Using the GUI the user enters a question in natural language and hits the search button. The Question Processing component analyses the user’s question to extract the keywords to be used in the query and prepares an adapted SPARQL and MQL query. The user then is asked to choose the knowledge base to interrogate. According to the user’s choice, the Question Processing component will send either the SPARQL query (For DBpedia and Linked Open Data) or the MQL query (For Freebase

The knowledge base Interrogator uses the SPARQL/MQL query to interrogate the selected knowledge base via the endpoint and then returns an RDF answer.

The Answer processing component gets the RDF answer and process it to extract the exact answer and any related information possible and transform it into a natural language answer. The answer is finally returned to the user via the GUI (Fig. 1).

Fig. 1
figure 1

Design Architecture of the QA system

5.2 Simulation

By accessing the interface of the application, you will find, like all search engines, a text field where you type your question (in English) and you search with the little orange button. You can also enjoy the “autocomplete” feature that helps you type the question (Fig. 2).

Fig. 2
figure 2

User interface of the QA system (1) while typing the question

Once you click the search button, three other buttons appear asking you to choose which knowledge base you want to interrogate: Freebase—DBPedia—Linked Open Data (LOD) (Fig. 3).

Fig. 3
figure 3

User interface of the QA system (2) after hitting the search button and choosing the knowledge base to interrogate

The answer to a question is not necessarily the same in all three knowledge bases it is also possible that you find the right answer in a single database or two. This is the reason why we used the three in this system instead of single one.

Sometimes the search engine cannot transform a question in natural language to a SPARQL or MQL query. For one reason or another, either because the question contains errors, a problem of capitalized names, or it was not well formulated.

5.3 Evaluation

After the implementation phase, we conducted some initial experiments on two versions of the system with the help of ten volunteers. The first version was based on a single ontology (DBpedia), while the second was based on the tree knowledge bases combined (DBpedia, Freebase and LOD). To evaluate the precision and relevance of the returned results we use the precision and recall method [1]. For that, we asked ten subjects (Si) to use the system and ask different questions. Once the experience was done we saved the users feedback in the following table (Table 1).

Table 1 Experimentation results

The goal of our ontology based semantic search system is to maximize precision and accuracy of the results by combining different knowledge bases. And we can see from the experimentation results in the following figures that the precision and recall values increases in the second version where we combined different knowledge bases (Figs. 4 and 5).

Fig. 4
figure 4

Precision—calculated for both versions based on each user’s feedback

Fig. 5
figure 5

Recall—calculated for both versions based on each user’s feedback

The precision graph shows how useful the search results are, while the recall graph shows how complete the results are. The experimentation results shows that when combining multiple ontologies, the system relevance rate increases, however an important number of questions didn’t have answers in the used knowledge bases so there is still room for improvements.

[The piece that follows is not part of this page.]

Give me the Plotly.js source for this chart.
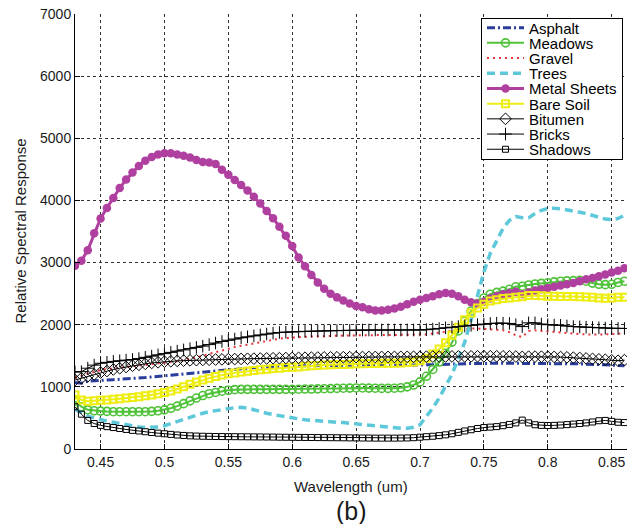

6 Conclusion and Future Work

The initial evaluation result shows the feasibility and benefits of building a semantic QA system based on Ontology. And other experiments in related works do prove that it is feasible to use the Ontology-based method to develop Question Answering Systems. Comparing our system with other Question Answering Systems in the Related Work section. Our system offers an easy to use user interface and offers the user to enter questions in natural language. Also combines multiple ontologies to increase the relevance and range of answers so our system can answer a wider range of user’s question in multiple domains. Another advantage of this system is that it returns exact answers to the user’s questions.

We have implemented a natural language question answering system based on multiple ontologies however there are still many features to implement, on the realized system, such as error handling, or a result relevance rating component.